View current tracked connections:
conntrack -L | head -20
conntrack -S # Statistics
Basic iptables rules affecting TCP behavior:
# Allow established connections
iptables -A INPUT -m conntrack --ctstate ESTABLISHED,RELATED -j ACCEPT
# Rate limit new connections to prevent SYN floods
iptables -A INPUT -p tcp --syn -m limit --limit 100/s --limit-burst 200 -j ACCEPT
Monitoring and Troubleshooting
Effective monitoring reveals whether your tuning is working. Start with socket state analysis:
# Show all TCP sockets with numeric addresses
ss -tan
# Count sockets by state
ss -tan | awk '{print $1}' | sort | uniq -c
Look for excessive TIME-WAIT or CLOSE-WAIT states, which indicate application or tuning issues.

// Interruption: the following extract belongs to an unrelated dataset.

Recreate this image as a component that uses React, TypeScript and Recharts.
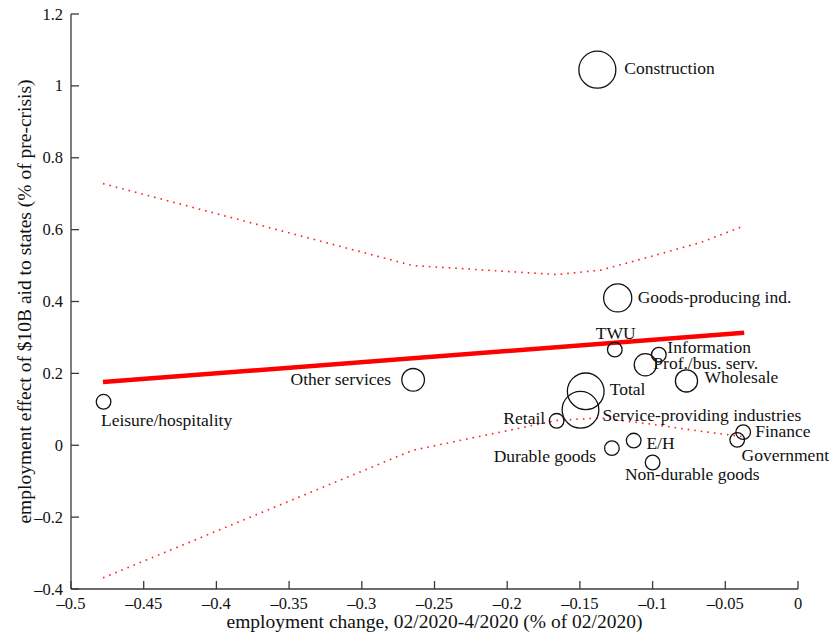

Capture packets for deep analysis:
# Capture TCP traffic on port 80
tcpdump -i eth0 -n 'tcp port 80' -w capture.pcap
# Read captured file
tcpdump -r capture.pcap -n | less
Examine kernel network statistics:
cat /proc/net/snmp | grep Tcp
cat /proc/net/netstat | grep TcpExt
Key metrics to watch:
- RetransSegs: TCP retransmissions indicate packet loss
- ListenOverflows: SYN backlog overflows, increase
tcp_max_syn_backlog - TCPBacklogDrop: Socket accept queue overflows, increase
somaxconn
Production Best Practices
Here’s a complete configuration for a high-performance web server handling thousands of concurrent connections:
# /etc/sysctl.d/99-webserver-tuning.conf
# TCP congestion control
net.ipv4.tcp_congestion_control = bbr
net.core.default_qdisc = fq
# Connection handling
net.core.somaxconn = 8192
net.ipv4.tcp_max_syn_backlog = 8192
net.core.netdev_max_backlog = 16384
# TCP socket reuse
net.ipv4.tcp_tw_reuse = 1
net.ipv4.tcp_fin_timeout = 30
# Buffer sizes (16MB max)
net.ipv4.tcp_rmem = 4096 87380 16777216
net.ipv4.tcp_wmem = 4096 65536 16777216
net.core.rmem_max = 16777216
net.core.wmem_max = 16777216
# Connection tracking
net.netfilter.nf_conntrack_max = 524288
net.netfilter.nf_conntrack_tcp_timeout_established = 600
# IP local port range
net.ipv4.ip_local_port_range = 10000 65535
Validation script to verify critical parameters:
#!/bin/bash
# check-network-tuning.sh
check_param() {
local param=$1
local expected=$2
local actual=$(sysctl -n $param)
if [ "$actual" == "$expected" ]; then
echo "✓ $param = $actual"
else
echo "✗ $param = $actual (expected: $expected)"
fi
}
check_param "net.ipv4.tcp_congestion_control" "bbr"
check_param "net.core.somaxconn" "8192"
check_param "net.ipv4.tcp_max_syn_backlog" "8192"
check_param "net.ipv4.tcp_tw_reuse" "1"
Test performance before and after tuning:
# On server
iperf3 -s
# On client
iperf3 -c server-ip -t 60 -P 10
The -P 10 flag creates 10 parallel streams, stressing your tuning. Compare throughput, retransmissions, and CPU usage before and after applying your configuration. Properly tuned systems often see 2-4x throughput improvements with lower CPU utilization.
Remember: always test configuration changes in staging before production, and monitor for unintended consequences. Network tuning is workload-specific—what optimizes a web server may harm a database server.